ViaCyte’s PEC-01 cells are the biological component of both PEC-Direct and PEC-Encap product candidates. PEC-01 pancreatic progenitor cells are manufactured from pluripotent stem cells and are designed to further differentiate and mature after implantation, not only to fully functioning insulin-producing beta cells, but also to the other endocrine cell types that make up the normal healthy human pancreatic islet. This mixture of pancreatic cell types is expected to produce on-demand the necessary insulin, along with other hormones that are important for the regulation of glucose (sugar) in the blood including glucagon, somatostatin, and amylin.

About ViaCyte

ViaCyte is a privately-held regenerative medicine company developing novel cell replacement therapies as potential long-term diabetes treatments to reduce the risk of hypoglycemia and diabetes-related complications. ViaCyte’s product candidates are based on the derivation of pancreatic progenitor cells, which are then implanted in a durable and retrievable cell delivery device.
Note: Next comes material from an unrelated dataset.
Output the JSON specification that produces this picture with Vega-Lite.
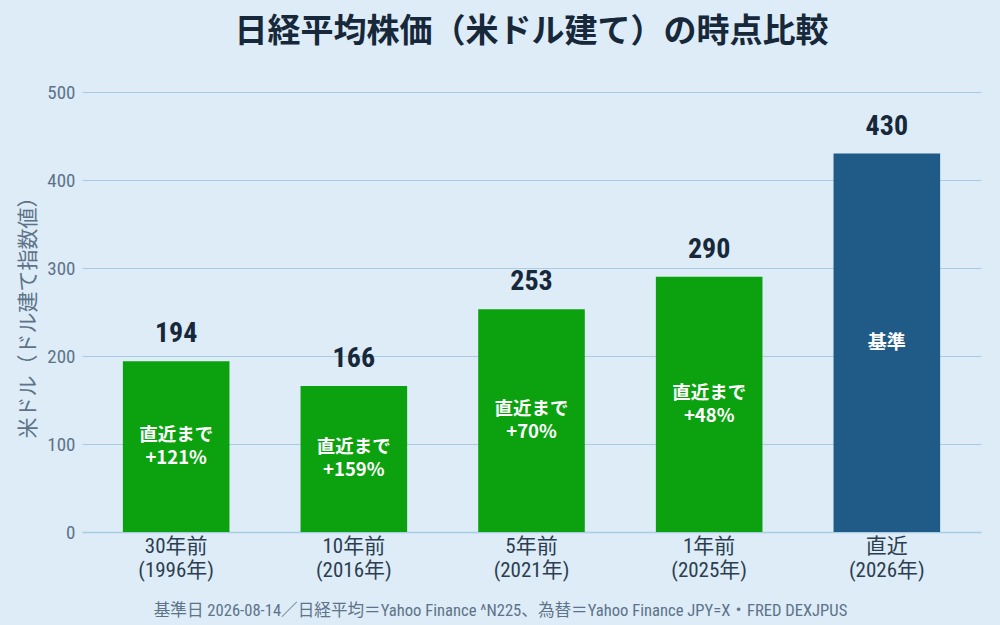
{
  "$schema": "https://vega.github.io/schema/vega-lite/v6.json",
  "autosize": "none",
  "padding": {"left": 82, "top": 92, "right": 19, "bottom": 93},
  "width": 899,
  "height": 440,
  "background": "#ddecf7",
  "title": {
    "text": "日経平均株価（米ドル建て）の時点比較",
    "fontSize": 33,
    "fontWeight": "bold",
    "color": "#16283a",
    "offset": 34,
    "anchor": "middle"
  },
  "data": {
    "values": [
      {"period": "30年前\n(1996年)", "value": 194, "label": "194", "note": "直近まで\n+121%", "kind": "past"},
      {"period": "10年前\n(2016年)", "value": 166, "label": "166", "note": "直近まで\n+159%", "kind": "past"},
      {"period": "5年前\n(2021年)", "value": 253, "label": "253", "note": "直近まで\n+70%", "kind": "past"},
      {"period": "1年前\n(2025年)", "value": 290, "label": "290", "note": "直近まで\n+48%", "kind": "past"},
      {"period": "直近\n(2026年)", "value": 430, "label": "430", "note": "基準", "kind": "latest"}
    ]
  },
  "encoding": {
    "x": {
      "field": "period",
      "type": "nominal",
      "sort": null,
      "scale": {"paddingInner": 0.4, "paddingOuter": 0.23},
      "axis": {
        "title": "基準日 2026-08-14／日経平均＝Yahoo Finance ^N225、為替＝Yahoo Finance JPY=X・FRED DEXJPUS",
        "titleFontSize": 16.6,
        "titleFontWeight": "normal",
        "titleColor": "#5d7389",
        "titleX": 418,
        "titleY": 78,
        "titleAlign": "center",
        "titleBaseline": "middle",
        "labelAngle": 0,
        "labelFontSize": 21,
        "labelColor": "#2c3e50",
        "labelLineHeight": 24,
        "labelPadding": 3,
        "labelExpr": "split(datum.label, '\\n')",
        "ticks": false,
        "domainColor": "#a8cce4",
        "domainWidth": 1.5
      }
    }
  },
  "layer": [
    {
      "mark": {"type": "bar"},
      "encoding": {
        "y": {
          "field": "value",
          "type": "quantitative",
          "scale": {"domain": [0, 500]},
          "axis": {
            "title": "米ドル（ドル建て指数値）",
            "titleFontSize": 21,
            "titleFontWeight": "normal",
            "titleColor": "#5d7389",
            "titleX": -54,
            "titleY": 220,
            "titleBaseline": "middle",
            "values": [0, 100, 200, 300, 400, 500],
            "labelFontSize": 19,
            "labelColor": "#5d7389",
            "labelPadding": 7,
            "ticks": false,
            "domain": false,
            "gridColor": "#a8cce4",
            "gridWidth": 1.2
          }
        },
        "color": {
          "field": "kind",
          "type": "nominal",
          "scale": {"domain": ["past", "latest"], "range": ["#0ca10f", "#1f5b86"]},
          "legend": null
        }
      }
    },
    {
      "mark": {"type": "text", "dy": -27, "fontSize": 28, "fontWeight": "bold", "color": "#16283a", "baseline": "middle"},
      "encoding": {
        "y": {"field": "value", "type": "quantitative"},
        "text": {"field": "label"}
      }
    },
    {
      "transform": [
        {"filter": "datum.kind === 'past'"},
        {"calculate": "datum.value / 2", "as": "mid"}
      ],
      "mark": {"type": "text", "font": "Noto Sans CJK JP", "fontSize": 18.5, "fontWeight": "bold", "color": "#ffffff", "baseline": "middle", "lineBreak": "\n", "lineHeight": 23, "dy": -11.5},
      "encoding": {
        "y": {"field": "mid", "type": "quantitative"},
        "text": {"field": "note"}
      }
    },
    {
      "transform": [
        {"filter": "datum.kind === 'latest'"},
        {"calculate": "datum.value / 2", "as": "mid"}
      ],
      "mark": {"type": "text", "font": "Noto Sans CJK JP", "fontSize": 19, "fontWeight": "bold", "color": "#ffffff", "baseline": "middle"},
      "encoding": {
        "y": {"field": "mid", "type": "quantitative"},
        "text": {"field": "note"}
      }
    }
  ],
  "config": {
    "font": "Roboto Condensed, Liberation Sans Narrow, DejaVu Sans Condensed, Noto Sans CJK JP",
    "view": {"stroke": null}
  }
}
Once implanted and matured, these cells are designed to secrete insulin and other pancreatic hormones in response to blood glucose levels. ViaCyte has two products in development. The PEC-Direct™ product candidate delivers the pancreatic progenitor cells in a non-immunoprotective device and is being developed for type 1 diabetes patients who have severe hypoglycemic episodes, extreme glycemic lability, and/or impaired awareness of hypoglycemia. The PEC-Encap™ (also known as VC-01) product candidate delivers pancreatic progenitor cells in an immunoprotective device and is currently being evaluated in a Phase 1/2 trial in patients with type 1 diabetes who have minimal to no insulin-producing beta cell function. ViaCyte is headquartered in San Diego, California. The Company is funded in part by the California Institute for Regenerative Medicine (CIRM) and JDRF.